Tuesday, November 20, 2018

Destination Wedding

Midway through “Destination Wedding”, Frank (Keanu Reeves) and Lindsay (Winona Ryder), the anti-social duo destined to fall in love, or something like it, have returned to their hotel after the eponymous ceremony. They are lying in bed. He explains how, borrowing the Greek Mythology’s Flaws of Aphrodite and revising it, Lindsay possesses “the folds of Aphrodite”, which he defines as the graceful way “the cheeks of beautiful women arrange themselves when they smile.” It is not objectification. Even if “Destination Wedding” attempts to turn these two into genuine characters through conversation in which they harangue each other about their wants and needs and what they hate and what they really hate, Keanu’s robotic intonations and Winona’s Emmy-Reacting-GIF of a performance make it virtually impossible to distinguish them as Frank and Lindsay. And that’s okay. That’s why we’re here, to get lost in their movie stardom, and Keanu is simply speaking for all of us when he compliments Winona’s cheekbones.


That makes it a little unfortunate, then, that director Victor Levin, who also wrote the screenplay, almost completely forgoes fawning close-ups. I mean, really? No, his preferred style is either medium or long shots of both actors, the camera peering at them from between rows of winery barrels or from afar as they sit side-by-side in massage chairs or through various wedding guests as they sit in the back row and cast judgment on all those around them. The only times Levin does cut closer is usually in the midst of one of Frank and Lindsay’s long-running conversations and only for a second, lingering not on the respective actor’s features but their instant reactions. It’s disappointing even if it makes sense. After all, this movie is just them, never allowing us to hear from any other characters, not the bride or the groom, not even the guy on the curb at the end when Frank asks him a question, the latter seeming to be Levin deliberately underlining at the last second his whole movie was just supposed to be Frank and Lindsay (Keanu and Winona).
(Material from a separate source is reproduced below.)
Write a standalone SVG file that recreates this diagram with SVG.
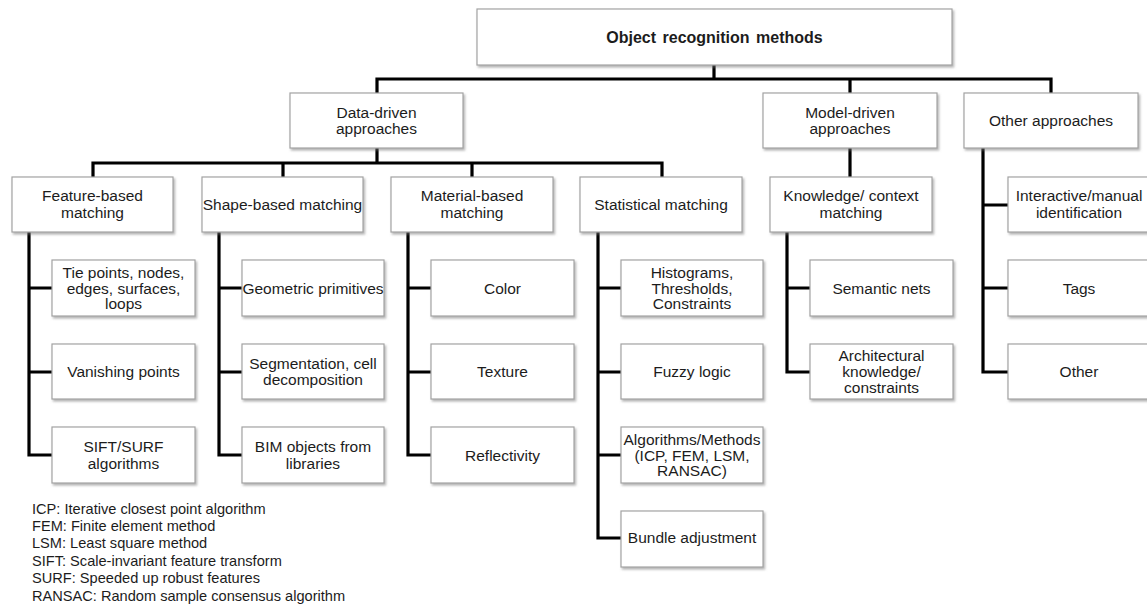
<svg xmlns="http://www.w3.org/2000/svg" width="1147" height="606" viewBox="0 0 1147 606">
<style>
.box{fill:#fff;stroke:#a3a3a3;stroke-width:1.2;filter:url(#sh)}
.t{font-family:"Liberation Sans",Arial,sans-serif;font-size:15.5px;fill:#1c1c1c;text-anchor:middle}
.tb{font-family:"Liberation Sans",Arial,sans-serif;font-size:16px;font-weight:bold;fill:#1c1c1c;text-anchor:middle;word-spacing:2px}
.leg{font-family:"Liberation Sans",Arial,sans-serif;font-size:14.6px;fill:#1c1c1c}
.c{fill:none;stroke:#000;stroke-width:3.2;stroke-linejoin:miter;stroke-linecap:square}
</style>
<defs>
<filter id="sh" x="-10%" y="-10%" width="130%" height="140%">
<feDropShadow dx="1.5" dy="2" stdDeviation="1.2" flood-color="#777" flood-opacity="0.55"/>
</filter>
</defs>
<rect width="1147" height="606" fill="#fff"/>
<g id="connectors">
<path class="c" d="M714 65V79M377 93V79H1051V93M850 79V93"/>
<path class="c" d="M377 148V163M93 177V163H662V177M283 163V177M472 163V177"/>
<path class="c" d="M850 148V177"/>
<path class="c" d="M29 232V455H52M29 288H52M29 372H52"/>
<path class="c" d="M219 232V455H242M219 288H242M219 372H242"/>
<path class="c" d="M408 232V455H431M408 288H431M408 372H431"/>
<path class="c" d="M598 232V538H621M598 288H621M598 372H621M598 455H621"/>
<path class="c" d="M787 232V372H810M787 288H810"/>
<path class="c" d="M983 148V372H1008M983 205H1008M983 288H1008"/>
</g>
<g id="root"><rect class="box" x="477" y="9" width="475" height="56"/><text class="tb" x="714.5" y="42.5">Object recognition methods</text></g>
<g id="data-driven"><rect class="box" x="290" y="93" width="173" height="55"/><text class="t" x="376.5" y="117.5">Data-driven</text><text class="t" x="376.5" y="134">approaches</text></g>
<g id="model-driven"><rect class="box" x="763" y="93" width="174" height="55"/><text class="t" x="850" y="117.5">Model-driven</text><text class="t" x="850" y="134">approaches</text></g>
<g id="other-approaches"><rect class="box" x="964" y="93" width="174" height="55"/><text class="t" x="1051" y="126">Other approaches</text></g>

<g id="feature-based"><rect class="box" x="12" y="177" width="161" height="55"/><text class="t" x="92.5" y="200.5">Feature-based</text><text class="t" x="92.5" y="217.5">matching</text></g>
<g id="shape-based"><rect class="box" x="202" y="177" width="161" height="55"/><text class="t" x="282.5" y="209.5">Shape-based matching</text></g>
<g id="material-based"><rect class="box" x="391" y="177" width="162" height="55"/><text class="t" x="472" y="200.5">Material-based</text><text class="t" x="472" y="217.5">matching</text></g>
<g id="statistical"><rect class="box" x="580" y="177" width="162" height="55"/><text class="t" x="661" y="209.5">Statistical matching</text></g>
<g id="knowledge"><rect class="box" x="770" y="177" width="162" height="55"/><text class="t" x="851" y="200.5">Knowledge/ context</text><text class="t" x="851" y="217.5">matching</text></g>
<g id="interactive"><rect class="box" x="1008" y="177" width="142" height="55"/><text class="t" x="1079" y="200.5">Interactive/manual</text><text class="t" x="1079" y="217.5">identification</text></g>

<g id="tie-points"><rect class="box" x="52" y="260" width="143" height="56"/><text class="t" x="123.5" y="277.5">Tie points, nodes,</text><text class="t" x="123.5" y="293.5">edges, surfaces,</text><text class="t" x="123.5" y="309">loops</text></g>
<g id="vanishing"><rect class="box" x="52" y="344" width="143" height="55"/><text class="t" x="123.5" y="377">Vanishing points</text></g>
<g id="sift-surf"><rect class="box" x="52" y="427" width="143" height="56"/><text class="t" x="123.5" y="452">SIFT/SURF</text><text class="t" x="123.5" y="469">algorithms</text></g>

<g id="geometric"><rect class="box" x="242" y="260" width="142" height="56"/><text class="t" x="313" y="293.5">Geometric primitives</text></g>
<g id="segmentation"><rect class="box" x="242" y="344" width="142" height="55"/><text class="t" x="313" y="368.5">Segmentation, cell</text><text class="t" x="313" y="385">decomposition</text></g>
<g id="bim"><rect class="box" x="242" y="427" width="142" height="56"/><text class="t" x="313" y="452">BIM objects from</text><text class="t" x="313" y="469">libraries</text></g>

<g id="color"><rect class="box" x="431" y="260" width="143" height="56"/><text class="t" x="502.5" y="293.5">Color</text></g>
<g id="texture"><rect class="box" x="431" y="344" width="143" height="55"/><text class="t" x="502.5" y="377">Texture</text></g>
<g id="reflectivity"><rect class="box" x="431" y="427" width="143" height="56"/><text class="t" x="502.5" y="460.5">Reflectivity</text></g>

<g id="histograms"><rect class="box" x="621" y="260" width="142" height="56"/><text class="t" x="692" y="277.5">Histograms,</text><text class="t" x="692" y="293.5">Thresholds,</text><text class="t" x="692" y="309">Constraints</text></g>
<g id="fuzzy"><rect class="box" x="621" y="344" width="142" height="55"/><text class="t" x="692" y="377">Fuzzy logic</text></g>
<g id="algorithms"><rect class="box" x="621" y="427" width="142" height="56"/><text class="t" x="692" y="444.5">Algorithms/Methods</text><text class="t" x="692" y="460.5">(ICP, FEM, LSM,</text><text class="t" x="692" y="476">RANSAC)</text></g>
<g id="bundle"><rect class="box" x="621" y="511" width="142" height="56"/><text class="t" x="692" y="542.5">Bundle adjustment</text></g>

<g id="semantic"><rect class="box" x="810" y="260" width="143" height="56"/><text class="t" x="881.5" y="293.5">Semantic nets</text></g>
<g id="architectural"><rect class="box" x="810" y="344" width="143" height="55"/><text class="t" x="881.5" y="360.5">Architectural</text><text class="t" x="881.5" y="377">knowledge/</text><text class="t" x="881.5" y="392.5">constraints</text></g>

<g id="tags"><rect class="box" x="1008" y="260" width="142" height="56"/><text class="t" x="1079" y="293.5">Tags</text></g>
<g id="other"><rect class="box" x="1008" y="344" width="142" height="55"/><text class="t" x="1079" y="377">Other</text></g>

<g id="legend">
<text class="leg" x="32" y="514">ICP: Iterative closest point algorithm</text>
<text class="leg" x="32" y="531">FEM: Finite element method</text>
<text class="leg" x="32" y="548">LSM: Least square method</text>
<text class="leg" x="32" y="566">SIFT: Scale-invariant feature transform</text>
<text class="leg" x="32" y="583">SURF: Speeded up robust features</text>
<text class="leg" x="32" y="601">RANSAC: Random sample consensus algorithm</text>
</g>
</svg>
It’s a good thing that it’s them, frankly, because Frank and Lindsay are fairly disagreeable if not downright irritating people. The movie is subtitled “A Narcissist Can’t Die Because Then the Entire World Would End” for a reason. They are self-involved and, per romantic comedy tradition, at odds immediately. But then, that self-involvement is, in its own way, what draws them together. Given that the entire movie is a running conversation between two people in a scenic locale, Cinema Romantico is obligated to drop a “Before Sunrise” comparison. And that is true, so long as you sub out Ethan Hawke and Julie Delpy for, like, I dunno, Jack Nicholson in “As Good As It Gets” and Joan Allen in “The Upside of Anger.” These two are so insufferable that there is no one else on Earth, most likely, properly suited for them. Narcissists deserve love too, in other words, which is essentially what “Destination Wedding” boils down to, so long as you are lending credence to all the philosophical, or thereabouts, ideas they are espousing, which, honestly, you maybe don’t even need to do to accept their own version of love anyway.

At one point Frank chastises Lindsay for complaining about her lot in life, explaining that this is what the 99% detests about the 1%, even if Frank and Lindsay are not, technically, the 1%. He and she have problems, yes, and they are right to, that’s okay, but they should, he implores, suffer silently and get on with it. No one wants to hear, in other words, about the problems of beautiful people. True, though they don’t tend to mind looking at beautiful people just be beautiful which is why we have movies and movie stars in the first place. Silents are virtually extinct, but while “Destination Wedding” could use two dozen more close-ups, and it’s not really a movie about snappy editing, you could still watch with earplugs and come away content.